陆云起早已饥肠辘辘,接过鹿腿大口吃起来。
猎人望着他,好奇地问道:“你是蒙古人吧?”
陆云起突然噎了一口,好半天才缓过气。猎人赶紧在他背上拍了拍说:“年轻人,别急!我们村原来也有蒙古人,你们那么远来莫斯科闯生活也不容易。”
陆云起不知道该怎么解释,只好默认了,一条鹿腿吃完后才想起了叶莲娜。怎么也得给她吃点,不然她还真会缓不过气来。可她这样能吃什么呢?
“先生,我想给那位女士熬点粥,可以吗?”陆云起问道。
“行!这有点小麦。”猎人说。
猎人站上灶台,往横梁处拿小麦,说这么挂着是防老鼠。横梁上挂着一张兽皮,黑乎乎的,像狼的身影。
“这是一张狼皮吗?”陆云起好奇地问。
“是啊!最近林子里的狼活动挺猖獗的,早些天发现有一群狼在没命地跑着,像是遇上了什么事,其中一匹受伤的狼掉队了,我就把它打死了。”猎人说着从灶台上下来。
“狼为什么会没命地跑?”陆云起问。
“谁知道,狼多了总不是好事,有人说在这里月圆之夜还会遇见狼人,他们专吸活人的血。在我很小的时候,听说在这片林子里曾生活过许多狼人,他们有人的外表,还有嗜血残忍的性格。”猎人带着神秘的微笑说。
“听上去挺玄乎的!”
“当然,这只是传说!”
门外的猎犬又狂叫起来,比原来的更激烈。猎人将小麦递给陆云起说:“波索尔今天是怎么啦?我出去看看!”

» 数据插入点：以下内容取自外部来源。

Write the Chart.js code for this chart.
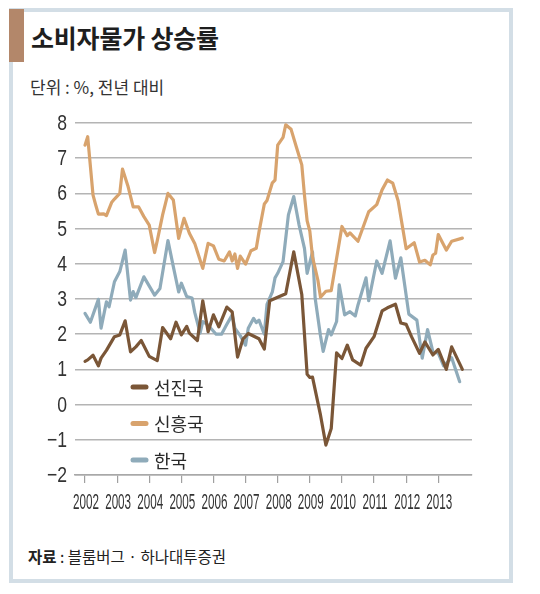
<!DOCTYPE html>
<html><head><meta charset="utf-8">
<script src="https://cdn.jsdelivr.net/npm/chart.js@4"></script>
<style>
html,body{margin:0;padding:0;background:#fff;}
body{width:540px;height:594px;position:relative;overflow:hidden;font-family:'Noto Sans CJK KR','Noto Sans',sans-serif;color:#222;}
#card{position:absolute;left:9px;top:8px;width:496px;height:567px;border:4px solid #d3dee6;background:#fff;}
#bar{position:absolute;left:9px;top:9px;width:15px;height:53px;background:#b3876a;}
#title{position:absolute;left:31px;top:19px;font-size:25px;line-height:36px;font-weight:bold;color:#1e1e1e;letter-spacing:-0.2px;}
#unit{position:absolute;left:30px;top:75px;font-size:17px;line-height:24px;color:#333;}
#src{position:absolute;left:28px;top:544px;font-size:15.5px;line-height:24px;color:#222;}
#src b{font-weight:bold;}
canvas{position:absolute;left:0;top:0;}
</style></head>
<body>
<div id="card"></div>
<div id="bar"></div>
<div id="title">소비자물가 상승률</div>
<div id="unit">단위 : %, 전년 대비</div>
<div id="src"><b>자료</b> : 블룸버그 · 하나대투증권</div>
<canvas id="c" width="540" height="594"></canvas>
<script>
// x values are months counted from January 2002
const yearLabels = ['2002','2003','2004','2005','2006','2007','2008','2009','2010','2011','2012','2013'];
const seriesNames = ['선진국','신흥국','한국'];

const devX = [0,1,3,5,6,8,11,13,15,17,19,21,24,27,29,32,34,36,38,39,42,44,46,48,50,53,55,57,59,61,65,67,69,72,75,78,81,83,84,85,88,90,92,94,96,98,100,103,105,108,111,113,116,118,120,122,125,127,130,132,135,137,141];
const devY = [1.23,1.27,1.40,1.10,1.32,1.54,1.93,1.98,2.38,1.50,1.64,1.82,1.37,1.25,2.19,1.87,2.34,1.98,2.22,2.03,1.82,2.95,2.07,2.55,2.21,2.77,2.63,1.35,1.86,2.02,1.87,1.58,2.95,3.05,3.15,4.34,3.13,0.86,0.77,0.78,-0.30,-1.15,-0.68,1.47,1.31,1.69,1.27,1.12,1.60,1.93,2.66,2.75,2.85,2.32,2.28,1.93,1.46,1.78,1.41,1.57,1.00,1.64,1.00];

const emX = [0,1,3,4,5,7,8,10,11,13,14,16,18,20,22,24,26,27,29,31,33,35,37,39,41,42,44,46,48,50,52,54,55,56,57,58,60,62,64,65,67,68,70,71,72,74,75,77,79,81,82,83,84,85,87,88,90,92,96,98,99,102,106,109,111,113,115,117,120,123,125,127,129,130,131,132,135,137,141];
const emY = [7.37,7.61,5.95,5.67,5.41,5.42,5.37,5.75,5.84,6.00,6.69,6.22,5.62,5.62,5.34,5.10,4.32,4.66,5.39,6.00,5.81,4.72,5.29,4.87,4.58,4.34,3.87,4.58,4.51,4.13,4.08,4.34,4.08,4.28,3.87,4.22,3.99,4.37,4.44,4.90,5.70,5.80,6.30,6.38,7.37,7.59,7.95,7.82,7.31,6.81,5.95,5.22,4.93,4.20,3.54,3.05,3.22,3.24,5.06,4.80,4.88,4.64,5.48,5.68,6.10,6.38,6.29,5.79,4.43,4.60,4.05,4.10,3.97,4.25,4.30,4.83,4.39,4.64,4.73];

const krX = [0,2,5,6,8,9,11,13,15,17,18,19,22,26,28,31,33,35,36,38,40,41,43,44,46,47,49,51,53,55,56,58,60,61,63,64,65,67,68,70,71,72,74,76,78,80,82,83,85,86,88,89,91,92,94,95,97,99,101,102,105,106,109,111,114,116,118,121,124,126,128,130,132,134,137,140];
const krY = [2.59,2.34,2.99,2.17,2.92,2.78,3.49,3.78,4.39,2.97,3.21,3.04,3.63,3.11,3.30,4.66,3.92,3.20,3.45,3.07,3.03,2.62,2.03,2.36,2.26,2.17,2.00,2.00,2.28,2.55,2.17,1.96,1.69,2.17,2.45,2.33,2.40,2.00,2.85,3.20,3.60,3.73,4.06,5.39,5.91,5.10,4.44,3.73,4.34,3.02,1.95,1.51,2.13,1.98,2.36,3.40,2.55,2.64,2.52,2.83,3.60,2.95,4.08,3.73,4.65,3.59,4.17,2.57,2.40,1.32,2.13,1.50,1.46,1.10,1.33,0.65];

const colors = ['#7a5637','#d8a36d','#8fabba'];
const pts = (xs, ys) => xs.map((x, i) => ({x: x, y: ys[i]}));

const legendPlugin = {
  id: 'inLegend',
  afterDraw(chart) {
    const ctx = chart.ctx;
    ctx.save();
    chart.data.datasets.forEach((ds, i) => {
      const y = 387 + i * 36.5;
      ctx.strokeStyle = ds.borderColor;
      ctx.lineWidth = 5;
      ctx.lineCap = 'round';
      ctx.beginPath(); ctx.moveTo(133, y); ctx.lineTo(146, y); ctx.stroke();
      ctx.fillStyle = '#2a2a2a';
      ctx.font = '18px "Noto Sans CJK KR"';
      ctx.textBaseline = 'middle';
      ctx.textAlign = 'left';
      ctx.fillText(ds.label, 154, y + 1);
    });
    ctx.restore();
  }
};

const axisLabelPlugin = {
  id: 'axisLabels',
  afterDraw(chart) {
    const ctx = chart.ctx;
    const sx = chart.scales.x, sy = chart.scales.y;
    ctx.save();
    ctx.fillStyle = '#333';
    ctx.textBaseline = 'middle';
    ctx.font = '22px "Liberation Sans"';
    ctx.textAlign = 'center';
    sx.ticks.forEach((t, i) => {
      const px = sx.getPixelForValue(t.value);
      ctx.save();
      ctx.translate(px + 1, 503);
      ctx.scale(0.53, 1);
      ctx.fillText(yearLabels[i], 0, 0);
      ctx.restore();
    });
    ctx.font = '22px "Liberation Sans"';
    ctx.textAlign = 'right';
    sy.ticks.forEach(t => {
      const py = sy.getPixelForValue(t.value);
      const v = t.value;
      const txt = v < 0 ? '\u2212' + Math.abs(v) : String(v);
      ctx.save();
      ctx.translate(67, py + 1);
      ctx.scale(0.8, 1);
      ctx.fillText(txt, 0, 0);
      ctx.restore();
    });
    ctx.restore();
  }
};

new Chart(document.getElementById('c'), {
  type: 'line',
  data: {
    datasets: [
      {label: seriesNames[0], data: pts(devX, devY), borderColor: colors[0]},
      {label: seriesNames[1], data: pts(emX, emY), borderColor: colors[1]},
      {label: seriesNames[2], data: pts(krX, krY), borderColor: colors[2]}
    ]
  },
  options: {
    responsive: false,
    animation: false,
    devicePixelRatio: 1,
    layout: {padding: {left: 0, top: 123, right: 68, bottom: 79}},
    elements: {
      line: {borderWidth: 3.2, tension: 0, borderJoinStyle: 'round', borderCapStyle: 'round', fill: false},
      point: {radius: 0, hoverRadius: 0}
    },
    plugins: {legend: {display: false}, tooltip: {enabled: false}},
    scales: {
      x: {
        type: 'linear',
        min: -3.74, max: 144.6,
        afterBuildTicks: s => { s.ticks = yearLabels.map((y, i) => ({value: i * 12})); },
        afterFit: s => { s.height = 40; },
        ticks: {display: false},
        grid: {drawOnChartArea: false, drawTicks: true, tickLength: 8, color: '#a0a0a0', lineWidth: 1.2},
        border: {display: true, color: '#a8a8a8', width: 1.5}
      },
      y: {
        min: -2, max: 8,
        afterFit: s => { s.width = 75; },
        ticks: {stepSize: 1, display: false},
        grid: {color: '#b4b4b4', lineWidth: 1.5, drawTicks: false},
        border: {display: false}
      }
    }
  },
  plugins: [legendPlugin, axisLabelPlugin]
});
</script>
</body></html>
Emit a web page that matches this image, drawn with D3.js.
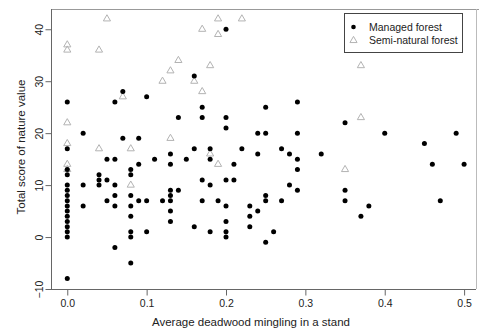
<!DOCTYPE html>
<html>
<head>
<meta charset="utf-8">
<script src="https://cdn.jsdelivr.net/npm/d3@7"></script>
<style>
  body { margin: 0; background: #fff; }
  text { font-family: "Liberation Sans", Arial, sans-serif; fill: #222; }
</style>
</head>
<body>
<div id="chart"></div>
<script>
// Managed forest stands: [deadwood mingling, nature value score]
const managed = [
  [0, 26], [0, 17], [0, 13], [0, 12], [0, 10], [0, 9], [0, 8], [0, 7], [0, 6], [0, 5],
  [0, 4], [0, 3], [0, 2], [0, 1], [0, 0], [0, -8],
  [0.02, 20], [0.02, 10], [0.02, 6],
  [0.04, 12], [0.04, 11], [0.04, 10],
  [0.05, 15], [0.05, 11], [0.05, 7],
  [0.06, 26], [0.06, 15], [0.06, 10], [0.06, 8], [0.06, 6], [0.06, -2],
  [0.07, 28], [0.07, 19],
  [0.08, 13], [0.08, 12], [0.08, 8], [0.08, 6], [0.08, 4], [0.08, 1], [0.08, 0], [0.08, -5],
  [0.09, 19], [0.09, 14], [0.09, 7],
  [0.10, 27], [0.10, 7], [0.10, 1],
  [0.11, 15], [0.12, 7],
  [0.13, 16], [0.13, 14], [0.13, 9], [0.13, 8], [0.13, 7], [0.13, 5], [0.13, 3],
  [0.14, 23], [0.14, 9], [0.15, 15],
  [0.16, 31], [0.16, 17], [0.16, 2],
  [0.17, 25], [0.17, 23], [0.17, 11], [0.17, 7],
  [0.18, 17], [0.18, 15], [0.18, 10], [0.18, 1],
  [0.19, 7],
  [0.20, 40], [0.20, 23], [0.20, 21], [0.20, 11], [0.20, 6], [0.20, 3], [0.20, 1], [0.20, 0],
  [0.21, 14], [0.21, 11], [0.22, 17],
  [0.23, 6], [0.23, 4], [0.23, 2],
  [0.24, 20], [0.24, 16], [0.24, 5],
  [0.25, 25], [0.25, 20], [0.25, 8], [0.25, 7], [0.25, -1],
  [0.26, 1], [0.27, 17], [0.27, 7], [0.28, 16], [0.28, 10],
  [0.29, 26], [0.29, 20], [0.29, 15], [0.29, 13], [0.29, 9],
  [0.32, 16], [0.35, 22], [0.35, 9], [0.35, 7], [0.37, 4], [0.38, 6],
  [0.40, 20], [0.45, 18], [0.46, 14], [0.47, 7], [0.49, 20], [0.50, 14]
];

// Semi-natural forest stands
const seminatural = [
  [0, 37], [0, 36], [0, 22], [0, 18], [0, 14], [0, 13],
  [0.04, 36], [0.04, 17], [0.05, 42], [0.07, 27], [0.08, 17], [0.08, 10],
  [0.12, 30], [0.13, 32], [0.13, 19], [0.14, 34], [0.16, 30],
  [0.17, 40], [0.17, 28], [0.18, 33], [0.18, 16],
  [0.19, 42], [0.19, 39], [0.19, 14], [0.22, 42],
  [0.35, 13], [0.37, 33], [0.37, 23]
];

const xTicks = [0, 0.1, 0.2, 0.3, 0.4, 0.5];
const yTicks = [-10, 0, 10, 20, 30, 40];
const legendLabels = ["Managed forest", "Semi-natural forest"];

const W = 479, H = 329;
const m = {left: 51, right: 476, top: 9, bottom: 289};

const svg = d3.select("#chart").append("svg")
    .attr("width", W)
    .attr("height", H);

const x = d3.scaleLinear().domain([-0.0205, 0.515]).range([m.left, m.right]);
const y = d3.scaleLinear().domain([-10, 43.9]).range([m.bottom, m.top]);

// plot frame
svg.append("line").attr("x1", m.left).attr("x2", 480).attr("y1", m.top + 0.5).attr("y2", m.top + 0.5)
    .attr("stroke", "#999");
svg.append("line").attr("x1", m.right + 0.5).attr("x2", m.right + 0.5).attr("y1", m.top).attr("y2", m.bottom)
    .attr("stroke", "#bbb");

// x axis
const gx = svg.append("g")
    .attr("transform", `translate(0,${m.bottom + 0.5})`)
    .call(d3.axisBottom(x).tickValues(xTicks).tickFormat(d3.format(".1f")).tickSize(6).tickSizeOuter(0).tickPadding(4));
gx.select(".domain").remove();
gx.append("line").attr("x1", m.left).attr("x2", m.right).attr("stroke", "#666");
gx.selectAll(".tick line").attr("stroke", "#666");
gx.selectAll("text").style("font-size", "10.5px").attr("fill", "#222");

// y axis
const gy = svg.append("g")
    .attr("transform", `translate(${m.left + 0.5},0)`)
    .call(d3.axisLeft(y).tickValues(yTicks).tickSize(6).tickSizeOuter(0));
gy.select(".domain").remove();
gy.append("line").attr("y1", m.top).attr("y2", m.bottom).attr("stroke", "#666");
gy.selectAll(".tick line").attr("stroke", "#666");
gy.selectAll("text")
    .style("font-size", "10.5px")
    .attr("fill", "#222")
    .attr("text-anchor", "middle")
    .attr("transform", "rotate(-90)")
    .attr("x", 0)
    .attr("y", -8.5)
    .attr("dy", 0);

// axis titles
svg.append("text")
    .attr("x", 251).attr("y", 326)
    .attr("text-anchor", "middle")
    .style("font-size", "11.5px")
    .text("Average deadwood mingling in a stand");

svg.append("text")
    .attr("transform", "translate(25,147) rotate(-90)")
    .attr("text-anchor", "middle")
    .style("font-size", "11.5px")
    .text("Total score of nature value");

const tri = d3.symbol().type(d3.symbolTriangle).size(22);

// semi-natural triangles
svg.append("g")
    .selectAll("path")
    .data(seminatural)
    .join("path")
    .attr("d", tri)
    .attr("transform", d => `translate(${x(d[0])},${y(d[1])})`)
    .attr("fill", "none")
    .attr("stroke", "#b3b3b3")
    .attr("stroke-width", 1);

// managed dots
svg.append("g")
    .selectAll("circle")
    .data(managed)
    .join("circle")
    .attr("cx", d => x(d[0]))
    .attr("cy", d => y(d[1]))
    .attr("r", 2.5)
    .attr("fill", "#000");

// legend
const legend = svg.append("g").attr("transform", "translate(344.5,13.5)");
legend.append("rect")
    .attr("width", 118).attr("height", 39)
    .attr("fill", "#fff")
    .attr("stroke", "#444");
legend.append("circle").attr("cx", 9).attr("cy", 13.5).attr("r", 2.3).attr("fill", "#000");
legend.append("path").attr("d", tri).attr("transform", "translate(9,27)")
    .attr("fill", "none").attr("stroke", "#b3b3b3");
legend.selectAll("text.lab")
    .data(legendLabels)
    .join("text")
    .attr("class", "lab")
    .attr("x", 24.5)
    .attr("y", (d, i) => 17.3 + i * 13.5)
    .style("font-size", "10.5px")
    .text(d => d);
</script>
</body>
</html>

猎人出去了,陆云起将小麦盛到碗里。狗的叫声有些怪异,像是受到了惊吓,不一会儿又没了声音,他感觉到有些不妙,赶紧放下小麦回到屋里。躺在床上的叶莲娜不见了,回头看见屋内空空如也,猎人也不见了,狗也不叫了,只有阴凉的风吹着煤油灯在摇曳。他立即将灯吹熄,躲到门后。
不一会儿门开了,一个人踉踉跄跄地扑进来,倒在地上。他走过去仔细一看,原来是猎人,颈部有个很大的伤口,血流如注,便蹲下来扶着他。
“狼……狼……”猎人用微弱的声音说。
“在哪?”他问道。
猎人无力抬着手指了指,顺着他指的方向看,有两匹狼站在院子里,虎视眈眈地望着他们。突然,背后一记闷棍击中了他,眼前一黑,便失去了知觉。一个黑衣蒙面人笑着站在他们的身后。
叶莲娜走了过来,背后还跟随着两匹狼。她面无表情地蹲下,从陆云起身上将资料搜出,然后手一挥,离开了小木屋。
黑暗的林间小道上,猎犬在一路狂奔着,很快跑出了林子,拐上了大道,黎明前的莫斯科已耸立在地平线上,高高的克里姆林宫尖顶像巨人之手,在指引着猎犬迈上回家之路。